Friday, 25 November 2011
Something for the Weekend
Ernest Hemingway- 'A Moveable Feast'
Paris between the wars became for many writers and artists the only place to be. Among the scores of Americans who crossed the Atlantic seeking a place at the epicentre of western culture was a young Ernest Hemingway. He had recently quit a promising career as a journalist to dedicate himself to writing fiction, was newly married, and he was skint. 'A Moveable Feast' is his memoir of those years.
I say 'his memoir' because all sorts of things are inaccurate or unfair. He wrote it towards the end of his life and there is a fair amount of score settling (with the Fitzgeralds and Gertrude Stein in particular) as well as the customary Hemingway bluster. All that is entertaining knockabout stuff, but not a good enough reason to write the book. On closer reading Hemingway seems to be settling scores with himself, trying to comfort himself that he was not always the man he had turned out to be: a man he couldn't stand.
His evocation of Paris life, the characters, cafes, apartments, is extraordinarily powerful. He and the reader both feel its pull still.

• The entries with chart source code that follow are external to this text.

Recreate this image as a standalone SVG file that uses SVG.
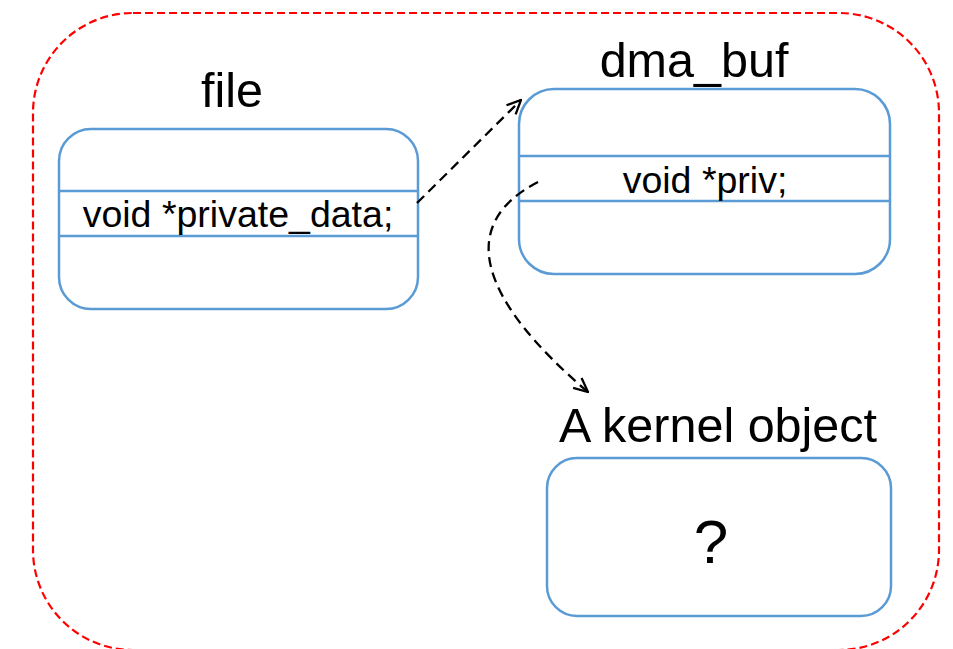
<svg xmlns="http://www.w3.org/2000/svg" width="953" height="649" viewBox="0 0 953 649">
  <style>
    .frame { fill: none; stroke: #ff0000; stroke-width: 2.2; stroke-dasharray: 8 4; }
    .box { fill: #ffffff; stroke: #5b9bd5; stroke-width: 2.5; }
    .row { stroke: #5b9bd5; stroke-width: 2.5; }
    .title { font-family: "Liberation Sans", Arial, sans-serif; font-size: 48.5px; fill: #000; text-anchor: middle; }
    .field { font-family: "Liberation Sans", Arial, sans-serif; font-size: 37.5px; fill: #000; text-anchor: middle; }
    .mark { font-family: "Liberation Sans", Arial, sans-serif; font-size: 62px; fill: #000; text-anchor: middle; }
    .link { fill: none; stroke: #000; stroke-width: 2.3; stroke-dasharray: 10 6; marker-end: url(#open); }
  </style>
  <defs>
    <marker id="open" viewBox="0 0 16 16" refX="15" refY="8" markerWidth="16" markerHeight="16" markerUnits="userSpaceOnUse" orient="auto">
      <path d="M1,1.5 L15,8 L1,14.5" fill="none" stroke="#000" stroke-width="2.3"/>
    </marker>
  </defs>

  <!-- outer dashed boundary -->
  <rect class="frame" x="33" y="13" width="906" height="637" rx="100" ry="100"/>

  <g id="file">
    <text class="title" x="232" y="107">file</text>
    <rect class="box" x="59" y="129" width="359" height="180" rx="32" ry="32"/>
    <line class="row" x1="59" y1="191" x2="418" y2="191"/>
    <line class="row" x1="59" y1="236" x2="418" y2="236"/>
    <text class="field" x="238" y="227">void *private_data;</text>
  </g>

  <g id="dma_buf">
    <text class="title" x="694" y="77">dma_buf</text>
    <rect class="box" x="519" y="89" width="371" height="185" rx="35" ry="35"/>
    <line class="row" x1="519" y1="156" x2="890" y2="156"/>
    <line class="row" x1="519" y1="201" x2="890" y2="201"/>
    <text class="field" x="705" y="193">void *priv;</text>
  </g>

  <g id="kernel_object">
    <text class="title" x="718" y="442">A kernel object</text>
    <rect class="box" x="547" y="458" width="344" height="158" rx="30" ry="30"/>
    <text class="mark" x="711" y="563">?</text>
  </g>

  <g id="connectors">
    <path class="link" d="M417,203 L521,100"/>
    <path class="link" d="M538,182 C455,225 480,300 588,392"/>
  </g>
</svg>
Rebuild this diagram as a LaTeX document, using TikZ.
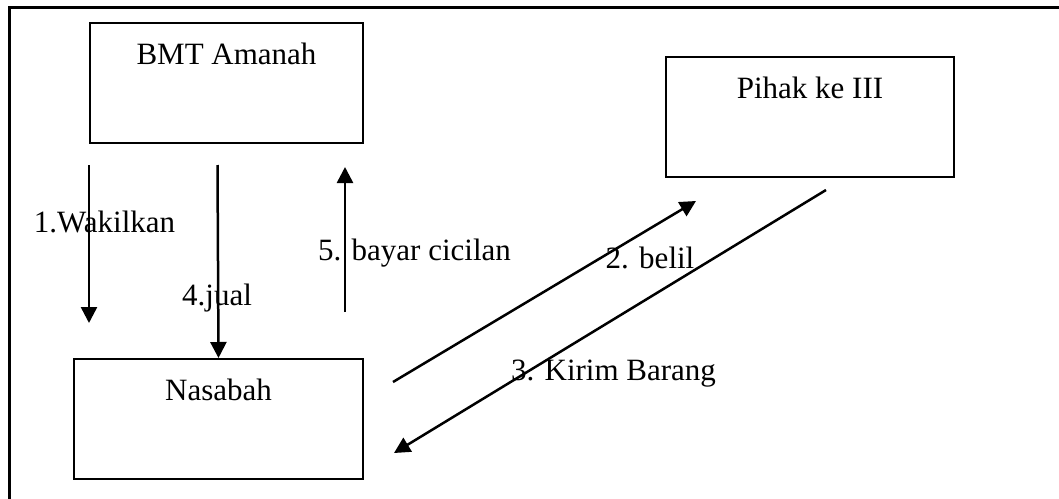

In a jocular, paternal tone he encourages the romantic and idealist in us all that romance and idealism have integrity, and that being poor doesn't have to be the end of the world. Of course nostalgia colours his view, and in those years the dollar allowed Americans to live very cheaply in Europe but that is not the point. It is a wonderful book. It will cheer you up. It is beautifully written, very entertaining, and it is very short so can be read easily on a Sunday afternoon.